▸ Task statement:
Transcribe every line exactly. Leave the pictures behind.

▸ Stored data:
# # #
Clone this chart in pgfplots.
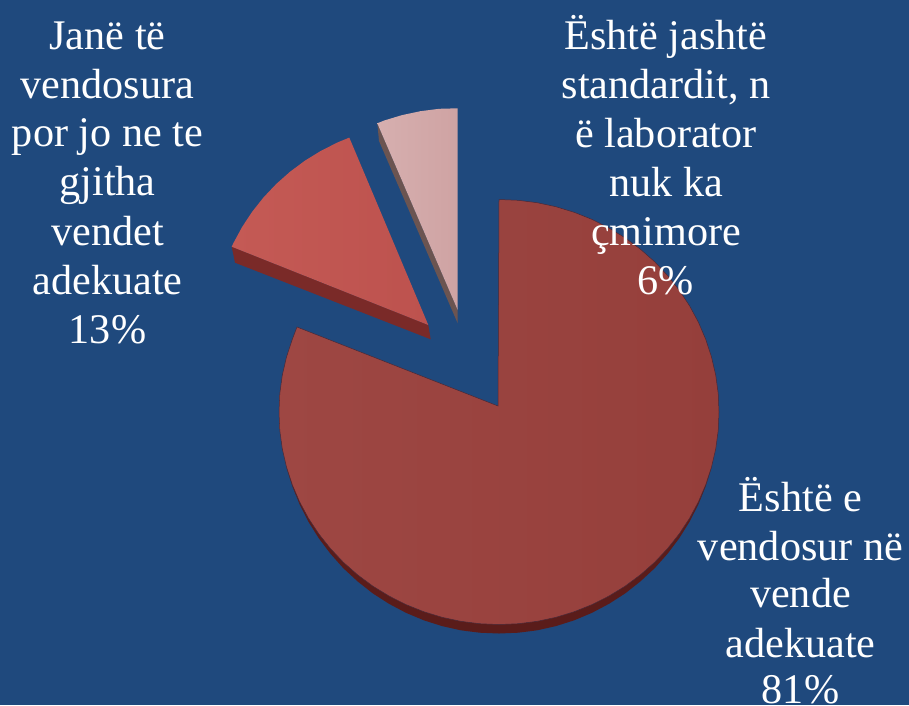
\documentclass[border=0pt]{standalone}
\usepackage{fontspec}
\setmainfont{Liberation Serif}
\usepackage{pgfplots}
\pgfplotsset{compat=1.18}
\definecolor{bg}{HTML}{1F497D}
\definecolor{mainL}{HTML}{9E4743}
\definecolor{mainR}{HTML}{953F3B}
\definecolor{mainS}{HTML}{5A1C1A}
\definecolor{midL}{HTML}{C45A55}
\definecolor{midR}{HTML}{BD524E}
\definecolor{midS}{HTML}{7A2A28}
\definecolor{lightL}{HTML}{D6AFAF}
\definecolor{lightR}{HTML}{CFA3A3}
\definecolor{lightS}{HTML}{6B5451}
\tikzset{lab/.style={text=white, anchor=base, font=\fontsize{42.2}{49}\selectfont, inner sep=0pt, yshift=-3.5pt}}
\begin{document}
\begin{tikzpicture}
\begin{axis}[
    scale only axis,
    width=909pt, height=705pt,
    xmin=0, xmax=909, ymin=0, ymax=705,
    y dir=reverse,
    axis lines=none,
    clip=false,
    axis background/.style={fill=bg},
]
% side walls first, the tops go over them
\addplot[fill=mainS, draw=none] coordinates {
(711.5,467.5) (705.7,486.2) (698.4,504.3) (689.5,521.8) (679.2,538.3)
(667.5,553.8) (654.6,568.3) (640.4,581.4) (625.2,593.4) (609,603.8) (592,612.8)
(574.2,620.3) (555.9,626.1) (537.2,630.3) (518.2,632.7) (499,633.5) (479.8,632.7)
(460.8,630.3) (442.1,626.1) (423.8,620.3) (406,612.8) (389,603.8) (372.8,593.4)
(357.6,581.4) (343.4,568.3) (330.5,553.8) (318.8,538.3) (308.5,521.8) (299.6,504.3)
(292.3,486.2) (286.5,467.5)
} -- cycle;
\addplot[fill=midS, draw=none] coordinates {
(231.7,246.7) (235,262.7) (430.7,339.3) (428.3,325)
} -- cycle;
\addplot[fill=lightS, draw=none] coordinates {
(377.3,123.3) (379,141) (457.7,323.3) (457.7,310)
} -- cycle;
% big slice, 81%
\addplot[left color=mainL, right color=mainR, draw=mainS!70!bg, line width=0.5pt] coordinates {
(498,406) (499,199.5) (518.2,200.3) (537.2,202.7) (555.9,206.7) (574.2,212.3) (592,219.4)
(609,228) (625.2,237.9) (640.4,249.2) (654.6,261.7) (667.5,275.4) (679.2,290.1)
(689.5,305.7) (698.4,322.2) (705.7,339.3) (711.5,357) (715.7,375.1) (718.2,393.5)
(719,412) (718.2,430.5) (715.7,448.9) (711.5,467) (705.7,484.7) (698.4,501.8)
(689.5,518.3) (679.2,533.9) (667.5,548.6) (654.6,562.3) (640.4,574.8) (625.2,586.1)
(609,596) (592,604.6) (574.2,611.7) (555.9,617.3) (537.2,621.3) (518.2,623.7)
(499,624.5) (479.8,623.7) (460.8,621.3) (442.1,617.3) (423.8,611.7) (406,604.6)
(389,596) (372.8,586.1) (357.6,574.8) (343.4,562.3) (330.5,548.6) (318.8,533.9)
(308.5,518.3) (299.6,501.8) (292.3,484.7) (286.5,467) (282.3,448.9) (279.8,430.5)
(279,412) (279.8,393.5) (282.3,375.1) (286.5,357) (292.3,339.3) (297,327)
} -- cycle;
% middle slice, 13%
\addplot[left color=midL, right color=midR, draw=none] coordinates {
(428.3,325) (349.3,137.6) (337.4,142.5) (320.8,150.9) (305,160.6) (290.1,171.7)
(276.3,183.9) (263.6,197.3) (252.2,211.7) (242.1,227) (233.4,243.1) (231.7,246.7)
} -- cycle;
% small slice, 6%
\addplot[left color=lightL, right color=lightR, draw=none] coordinates {
(457.7,310) (457.7,108.3) (439,108.8) (420.4,111.2) (402.1,115.1) (384.2,120.5) (377.3,123.3)
} -- cycle;
% labels, line by line from the baselines
\node[lab] at (axis cs:107.5,45.7) {Janë të};
\node[lab] at (axis cs:107.5,94.5) {vendosura};
\node[lab] at (axis cs:107.5,143.4) {por jo ne te};
\node[lab] at (axis cs:107.5,192.4) {gjitha};
\node[lab] at (axis cs:107.5,241.6) {vendet};
\node[lab] at (axis cs:107.5,290.8) {adekuate};
\node[lab] at (axis cs:107.5,340) {13\%};
\node[lab] at (axis cs:666,46) {Është jashtë};
\node[lab] at (axis cs:666,95) {standardit, n};
\node[lab] at (axis cs:666,144) {ë laborator};
\node[lab] at (axis cs:666,192.8) {nuk ka};
\node[lab] at (axis cs:666,241.7) {çmimore};
\node[lab] at (axis cs:666,291) {6\%};
\node[lab] at (axis cs:800.5,507.7) {Është e};
\node[lab] at (axis cs:800.5,556.7) {vendosur në};
\node[lab] at (axis cs:800.5,604) {vende};
\node[lab] at (axis cs:800.5,653.5) {adekuate};
\node[lab] at (axis cs:800.5,700) {81\%};
\end{axis}
\end{tikzpicture}
\end{document}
# # #
▸ Response below:
Clone this chart in pgfplots.
\documentclass[border=0pt]{standalone}
\usepackage{fontspec}
\setmainfont{Liberation Serif}
\usepackage{pgfplots}
\pgfplotsset{compat=1.18}
\definecolor{bg}{HTML}{1F497D}
\definecolor{mainL}{HTML}{9E4743}
\definecolor{mainR}{HTML}{953F3B}
\definecolor{mainS}{HTML}{5A1C1A}
\definecolor{midL}{HTML}{C45A55}
\definecolor{midR}{HTML}{BD524E}
\definecolor{midS}{HTML}{7A2A28}
\definecolor{lightL}{HTML}{D6AFAF}
\definecolor{lightR}{HTML}{CFA3A3}
\definecolor{lightS}{HTML}{6B5451}
\tikzset{lab/.style={text=white, anchor=base, font=\fontsize{42.2}{49}\selectfont, inner sep=0pt, yshift=-3.5pt}}
\begin{document}
\begin{tikzpicture}
\begin{axis}[
    scale only axis,
    width=909pt, height=705pt,
    xmin=0, xmax=909, ymin=0, ymax=705,
    y dir=reverse,
    axis lines=none,
    clip=false,
    axis background/.style={fill=bg},
]
% side walls first, the tops go over them
\addplot[fill=mainS, draw=none] coordinates {
(711.5,467.5) (705.7,486.2) (698.4,504.3) (689.5,521.8) (679.2,538.3)
(667.5,553.8) (654.6,568.3) (640.4,581.4) (625.2,593.4) (609,603.8) (592,612.8)
(574.2,620.3) (555.9,626.1) (537.2,630.3) (518.2,632.7) (499,633.5) (479.8,632.7)
(460.8,630.3) (442.1,626.1) (423.8,620.3) (406,612.8) (389,603.8) (372.8,593.4)
(357.6,581.4) (343.4,568.3) (330.5,553.8) (318.8,538.3) (308.5,521.8) (299.6,504.3)
(292.3,486.2) (286.5,467.5)
} -- cycle;
\addplot[fill=midS, draw=none] coordinates {
(231.7,246.7) (235,262.7) (430.7,339.3) (428.3,325)
} -- cycle;
\addplot[fill=lightS, draw=none] coordinates {
(377.3,123.3) (379,141) (457.7,323.3) (457.7,310)
} -- cycle;
% big slice, 81%
\addplot[left color=mainL, right color=mainR, draw=mainS!70!bg, line width=0.5pt] coordinates {
(498,406) (499,199.5) (518.2,200.3) (537.2,202.7) (555.9,206.7) (574.2,212.3) (592,219.4)
(609,228) (625.2,237.9) (640.4,249.2) (654.6,261.7) (667.5,275.4) (679.2,290.1)
(689.5,305.7) (698.4,322.2) (705.7,339.3) (711.5,357) (715.7,375.1) (718.2,393.5)
(719,412) (718.2,430.5) (715.7,448.9) (711.5,467) (705.7,484.7) (698.4,501.8)
(689.5,518.3) (679.2,533.9) (667.5,548.6) (654.6,562.3) (640.4,574.8) (625.2,586.1)
(609,596) (592,604.6) (574.2,611.7) (555.9,617.3) (537.2,621.3) (518.2,623.7)
(499,624.5) (479.8,623.7) (460.8,621.3) (442.1,617.3) (423.8,611.7) (406,604.6)
(389,596) (372.8,586.1) (357.6,574.8) (343.4,562.3) (330.5,548.6) (318.8,533.9)
(308.5,518.3) (299.6,501.8) (292.3,484.7) (286.5,467) (282.3,448.9) (279.8,430.5)
(279,412) (279.8,393.5) (282.3,375.1) (286.5,357) (292.3,339.3) (297,327)
} -- cycle;
% middle slice, 13%
\addplot[left color=midL, right color=midR, draw=none] coordinates {
(428.3,325) (349.3,137.6) (337.4,142.5) (320.8,150.9) (305,160.6) (290.1,171.7)
(276.3,183.9) (263.6,197.3) (252.2,211.7) (242.1,227) (233.4,243.1) (231.7,246.7)
} -- cycle;
% small slice, 6%
\addplot[left color=lightL, right color=lightR, draw=none] coordinates {
(457.7,310) (457.7,108.3) (439,108.8) (420.4,111.2) (402.1,115.1) (384.2,120.5) (377.3,123.3)
} -- cycle;
% labels, line by line from the baselines
\node[lab] at (axis cs:107.5,45.7) {Janë të};
\node[lab] at (axis cs:107.5,94.5) {vendosura};
\node[lab] at (axis cs:107.5,143.4) {por jo ne te};
\node[lab] at (axis cs:107.5,192.4) {gjitha};
\node[lab] at (axis cs:107.5,241.6) {vendet};
\node[lab] at (axis cs:107.5,290.8) {adekuate};
\node[lab] at (axis cs:107.5,340) {13\%};
\node[lab] at (axis cs:666,46) {Është jashtë};
\node[lab] at (axis cs:666,95) {standardit, n};
\node[lab] at (axis cs:666,144) {ë laborator};
\node[lab] at (axis cs:666,192.8) {nuk ka};
\node[lab] at (axis cs:666,241.7) {çmimore};
\node[lab] at (axis cs:666,291) {6\%};
\node[lab] at (axis cs:800.5,507.7) {Është e};
\node[lab] at (axis cs:800.5,556.7) {vendosur në};
\node[lab] at (axis cs:800.5,604) {vende};
\node[lab] at (axis cs:800.5,653.5) {adekuate};
\node[lab] at (axis cs:800.5,700) {81\%};
\end{axis}
\end{tikzpicture}
\end{document}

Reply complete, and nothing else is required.